Abstract
Biochemistry is dependent upon enzyme catalysts accelerating key reactions. At the origin of life, prebiotic chemistry must have incorporated catalytic reactions. Whilst this would have yielded much needed amplification of certain reaction products, it would come at the possible cost of rapidly depleting the high energy molecules that acted as chemical fuels. Here, we demonstrate a prebiotic phosphate transfer system involving a kinetically stable and thermodynamically activated ATP analogue (imidazole phosphate) and histidyl peptides which function as organocatalytic enzyme analogues. We demonstrate that histidyl peptides catalyse phosphorylations via a phosphorylated histidyl intermediate.

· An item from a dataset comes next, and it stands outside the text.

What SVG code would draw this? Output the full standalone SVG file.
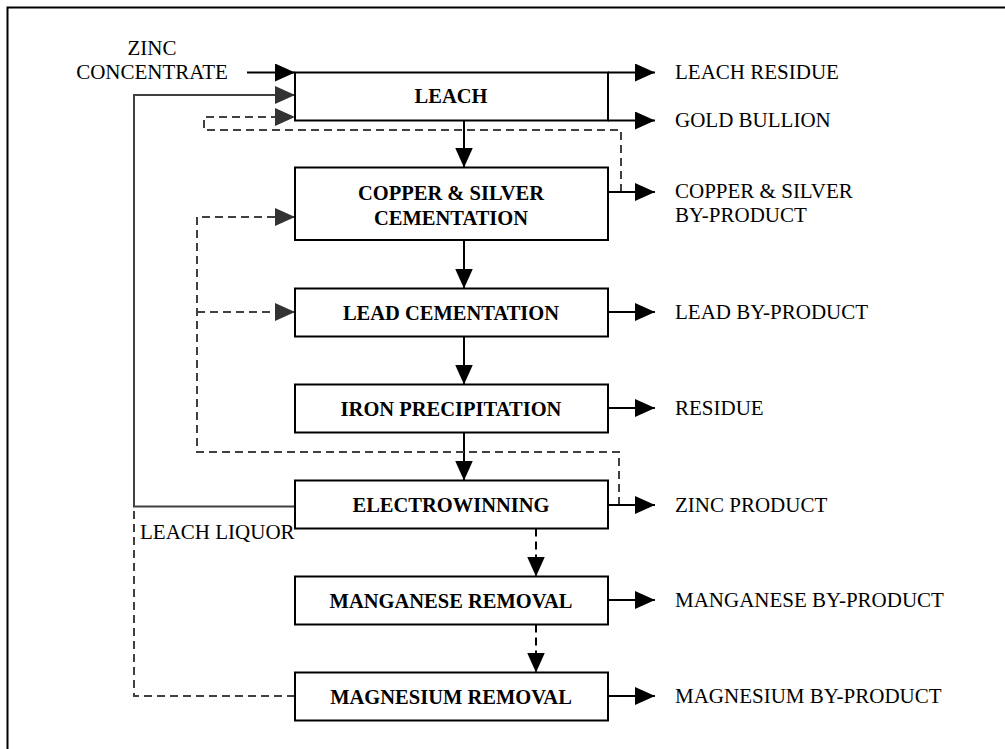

We integrate these histidyl catalysed phosphorylations into a complete prebiotic scenario whereby inorganic phosphate is incorporated into organic compounds though physicochemical wet-dry cycles. Our work demonstrates a plausible system for the catalysed production of phosphorylated compounds on the early Earth and how organocatalytic peptides, as enzyme precursors, could have played an important role in this.
Supplementary materials
Title
Supporting Information
Description
The Supporting Information contains experimental methods for the hydrolysis reactions, phosphate transfer reactions and the wet-dry physicochemical cycle along with the associated 31P NMR spectra and plots of changes in concentration/yield of phosphorylated species over time. The reaction schemes and rate equations used to determine the rate constants for the hy-drolysis reactions are contained with the fitted plots and a Table of the calculated rate constants. in situ NMR characteri-sation data of the phosphorylated histidyl intermediate are included.